#### Records supplied ####
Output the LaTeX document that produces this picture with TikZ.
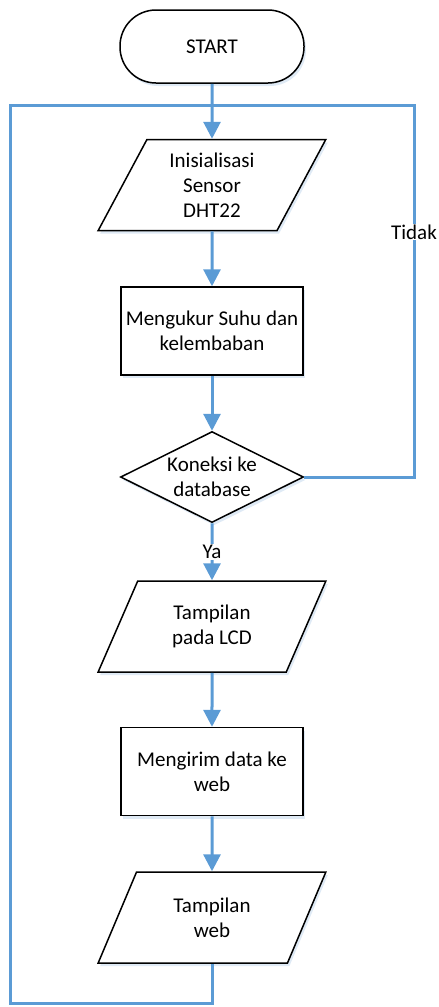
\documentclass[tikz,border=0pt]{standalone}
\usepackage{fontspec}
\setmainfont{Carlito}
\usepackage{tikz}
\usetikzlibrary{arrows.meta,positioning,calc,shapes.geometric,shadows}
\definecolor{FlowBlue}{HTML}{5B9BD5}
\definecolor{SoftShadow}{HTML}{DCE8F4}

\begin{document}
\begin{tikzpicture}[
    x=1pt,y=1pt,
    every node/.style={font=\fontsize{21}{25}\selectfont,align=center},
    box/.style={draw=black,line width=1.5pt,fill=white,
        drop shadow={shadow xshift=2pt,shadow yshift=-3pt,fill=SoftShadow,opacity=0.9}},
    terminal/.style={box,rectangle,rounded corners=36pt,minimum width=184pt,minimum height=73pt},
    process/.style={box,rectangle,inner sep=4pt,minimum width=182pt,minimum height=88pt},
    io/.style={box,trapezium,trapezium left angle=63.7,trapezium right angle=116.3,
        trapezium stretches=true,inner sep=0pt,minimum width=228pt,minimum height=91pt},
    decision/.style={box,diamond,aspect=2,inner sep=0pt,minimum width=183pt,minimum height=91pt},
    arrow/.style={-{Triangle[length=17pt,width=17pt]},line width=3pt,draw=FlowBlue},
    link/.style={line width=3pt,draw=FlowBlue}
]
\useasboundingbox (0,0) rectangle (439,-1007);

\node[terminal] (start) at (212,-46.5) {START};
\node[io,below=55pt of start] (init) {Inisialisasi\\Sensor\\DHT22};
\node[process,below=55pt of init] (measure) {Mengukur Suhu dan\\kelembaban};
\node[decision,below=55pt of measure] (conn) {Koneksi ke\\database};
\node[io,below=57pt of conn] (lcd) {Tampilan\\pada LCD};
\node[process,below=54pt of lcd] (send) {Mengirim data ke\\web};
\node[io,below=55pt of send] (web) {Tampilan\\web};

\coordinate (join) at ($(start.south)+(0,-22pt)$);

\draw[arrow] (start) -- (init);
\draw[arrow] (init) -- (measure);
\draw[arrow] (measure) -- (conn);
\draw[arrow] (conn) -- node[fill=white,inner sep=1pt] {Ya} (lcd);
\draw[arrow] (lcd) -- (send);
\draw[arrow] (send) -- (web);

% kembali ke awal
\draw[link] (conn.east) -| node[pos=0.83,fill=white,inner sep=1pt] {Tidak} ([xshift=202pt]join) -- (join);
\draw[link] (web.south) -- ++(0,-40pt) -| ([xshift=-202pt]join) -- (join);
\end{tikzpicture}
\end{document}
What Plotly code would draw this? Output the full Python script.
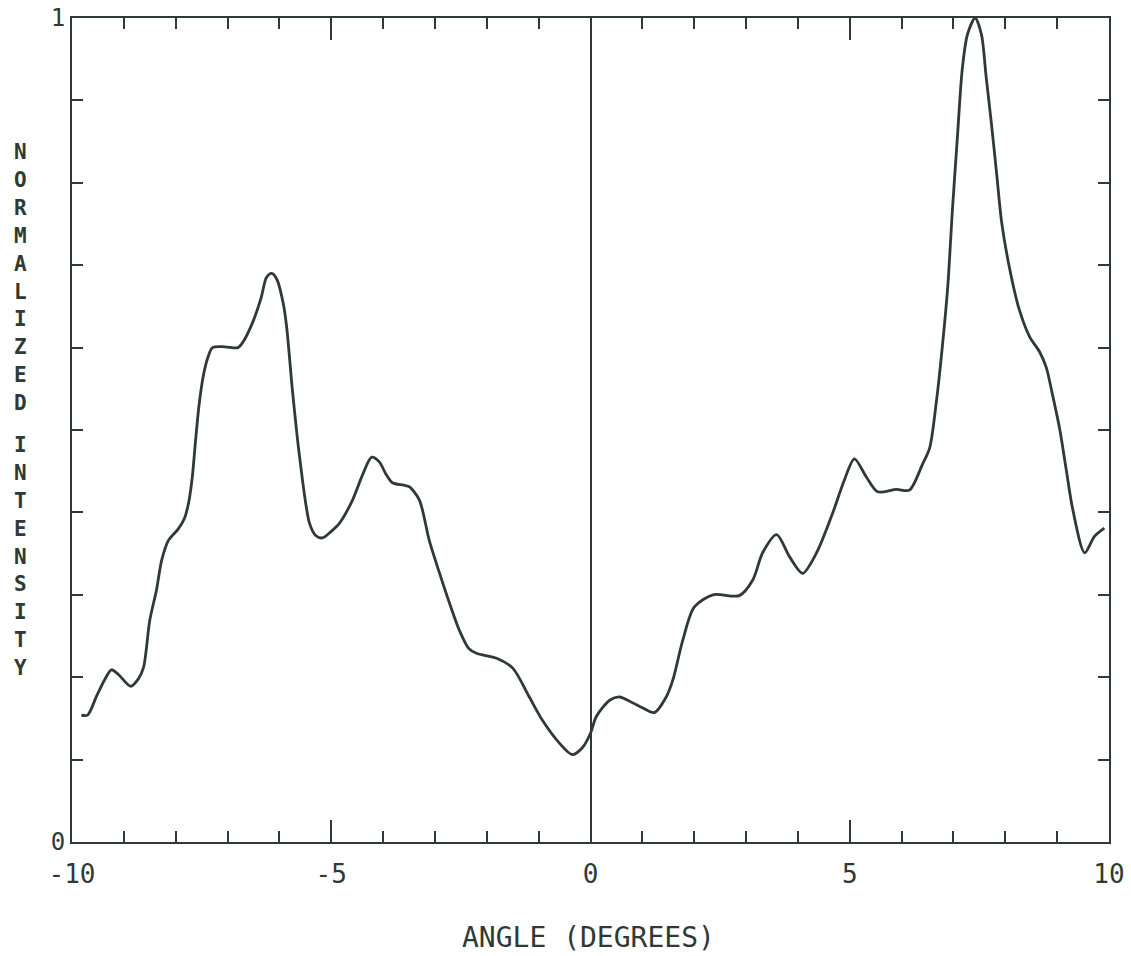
####
= Problem requirements =
Give all the lines above again, character for character, without pictures.

= Solution to the problem =
Output the LaTeX document that produces this picture with TikZ.
\documentclass[tikz,border=0pt]{standalone}
\usepackage{fontspec}
\setmainfont{Carlito}
\usepackage{tikz}
\usetikzlibrary{arrows.meta,positioning,calc,shapes.geometric,shadows}
\definecolor{FlowBlue}{HTML}{5B9BD5}
\definecolor{SoftShadow}{HTML}{DCE8F4}

\begin{document}
\begin{tikzpicture}[
    x=1pt,y=1pt,
    every node/.style={font=\fontsize{21}{25}\selectfont,align=center},
    box/.style={draw=black,line width=1.5pt,fill=white,
        drop shadow={shadow xshift=2pt,shadow yshift=-3pt,fill=SoftShadow,opacity=0.9}},
    terminal/.style={box,rectangle,rounded corners=36pt,minimum width=184pt,minimum height=73pt},
    process/.style={box,rectangle,inner sep=4pt,minimum width=182pt,minimum height=88pt},
    io/.style={box,trapezium,trapezium left angle=63.7,trapezium right angle=116.3,
        trapezium stretches=true,inner sep=0pt,minimum width=228pt,minimum height=91pt},
    decision/.style={box,diamond,aspect=2,inner sep=0pt,minimum width=183pt,minimum height=91pt},
    arrow/.style={-{Triangle[length=17pt,width=17pt]},line width=3pt,draw=FlowBlue},
    link/.style={line width=3pt,draw=FlowBlue}
]
\useasboundingbox (0,0) rectangle (439,-1007);

\node[terminal] (start) at (212,-46.5) {START};
\node[io,below=55pt of start] (init) {Inisialisasi\\Sensor\\DHT22};
\node[process,below=55pt of init] (measure) {Mengukur Suhu dan\\kelembaban};
\node[decision,below=55pt of measure] (conn) {Koneksi ke\\database};
\node[io,below=57pt of conn] (lcd) {Tampilan\\pada LCD};
\node[process,below=54pt of lcd] (send) {Mengirim data ke\\web};
\node[io,below=55pt of send] (web) {Tampilan\\web};

\coordinate (join) at ($(start.south)+(0,-22pt)$);

\draw[arrow] (start) -- (init);
\draw[arrow] (init) -- (measure);
\draw[arrow] (measure) -- (conn);
\draw[arrow] (conn) -- node[fill=white,inner sep=1pt] {Ya} (lcd);
\draw[arrow] (lcd) -- (send);
\draw[arrow] (send) -- (web);

% kembali ke awal
\draw[link] (conn.east) -| node[pos=0.83,fill=white,inner sep=1pt] {Tidak} ([xshift=202pt]join) -- (join);
\draw[link] (web.south) -- ++(0,-40pt) -| ([xshift=-202pt]join) -- (join);
\end{tikzpicture}
\end{document}
What Plotly code would draw this? Output the full Python script.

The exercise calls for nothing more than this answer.